In the compact car class, the description ‘crossover’ usually suggests compromise. Sure, you can have a dash of extra ride height and more head room, but it will cost you chunks of handling and composure and won’t really add much in the way of actually useful space. But on my route to St Athan, the Puma showed that it truly does mix the best attributes of a hatchback with those of an SUV with minimal drawbacks. The Puma could attack the faster, wider Welsh roads with the relish that its Fiesta sibling would, with similar direct steering, incisive handling and remarkable poise.
Selecting Sport driving mode stiffened the ride a bit to offer some sporty relish and made it genuinely enjoyable to steer round flowing corners. That combined well with Ford’s mild-hybrid-boosted three-cylinder turbocharged 1.0-litre petrol engine, which, when worked at speed, is pleasingly responsive.
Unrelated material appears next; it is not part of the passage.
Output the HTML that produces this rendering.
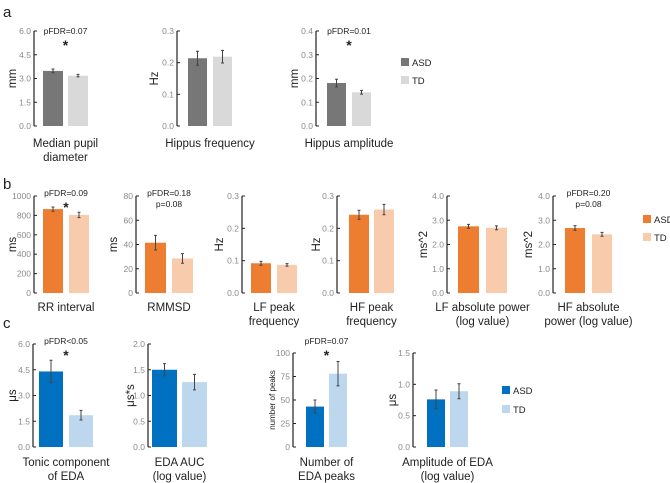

Honestly, at times on such roads, I forgot that I was driving a machine that would be classed as a crossover, rather than a supermini. Until, that is, I got to those narrower, bumpier roads. Switch out of Sport mode and the Puma’s modicum of extra ride height really helped to smooth out those lumps and bumps, maintaining a welcome poise that inspired confidence. And while this is largely psychological, the slightly higher driving position than you would find in a hatchback made me feel that I had a bit more visibility on the narrow roads – although it didn’t help me to see round the blind corners exacerbated by the overgrowth…
Once out of the woods, the bulk of my journey was on faster roads, and here the Puma also proved its worth as a motorway cruiser, with a poise and stability occasionally missing in class rivals. That said, the low-40s MPG it achieved was a tad disappointing for an electrified three-pot, especially as much of the journey was spent trying Eco mode.
By way of a glowing effect, the digital speedometer does offer some advice on the optimum speed to accelerate in order to maximise fuel economy, although it’s hard to really achieve in the real world without exercising undue levels of restraint.
Clearly, extracting the best MPG from the Puma will require some compromise in terms of driving. But that’s a trade-off I’m happy to make, considering how few compromises it requires for you to genuinely enjoy driving it on challenging country lanes. That said, if you do ever find yourself heading to St Athan, trust me: don’t rely on the sat-nav.